As novas gerações que “normatizaram” o descompromisso não se preocupam com o romantismo; não sofrem muito com as traições; não acreditam no amor como fonte alimentadora de um relacionamento onde os dois poderão envelhecer juntos. Podemos imaginar que está, portanto, nas mãos das mulheres da faixa etária citada acima a tarefa de não deixar morrer a fé no amor; no bom entendimento entre dois amantes; no romantismo que põe a vida e a natureza como fatores importantes do mundo; na possibilidade da fidelidade e da felicidade. Não sei como farão isso. Não sei se isso ainda é possível. Sei apenas que elas são as pessoas que estão com o controle nas mãos. Seja no campo do trabalho, seja na crença da força do amor.
Voltando às provocações, quero dizer que o que mais marca essas gerações, cuja salvação está nas mãos das mulheres maduras e sós, é a solidão, apesar de terem se multiplicado as formas de comunicação.
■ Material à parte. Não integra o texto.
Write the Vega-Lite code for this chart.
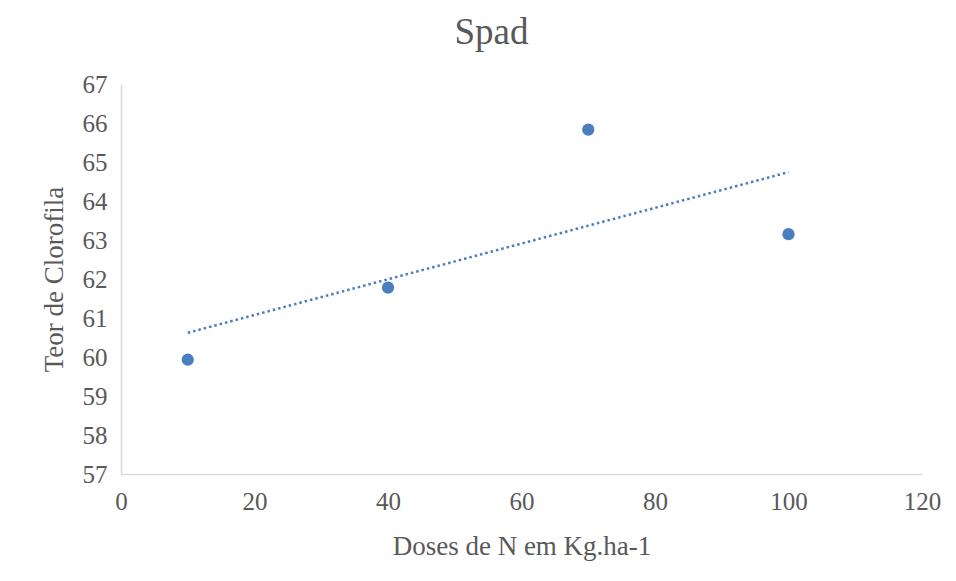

Escrevemos quase que diariamente para todos os amigos e não falamos com nenhum, pois a mensagem é mais importante do que os interlocutores., por isso a mandamos para muitos, ao mesmo tempo, e nenhum nos responde. As minhas provocações são mensagens de um solitário que, apesar de ser enviadas para muitas pessoas quer, no fundo, obter pelo menos a resposta de uma delas. Talvez eu esteja contaminado pelo romantismo das mulheres de trinta a cinqüenta anos. Talvez eu ainda acredite na amizade.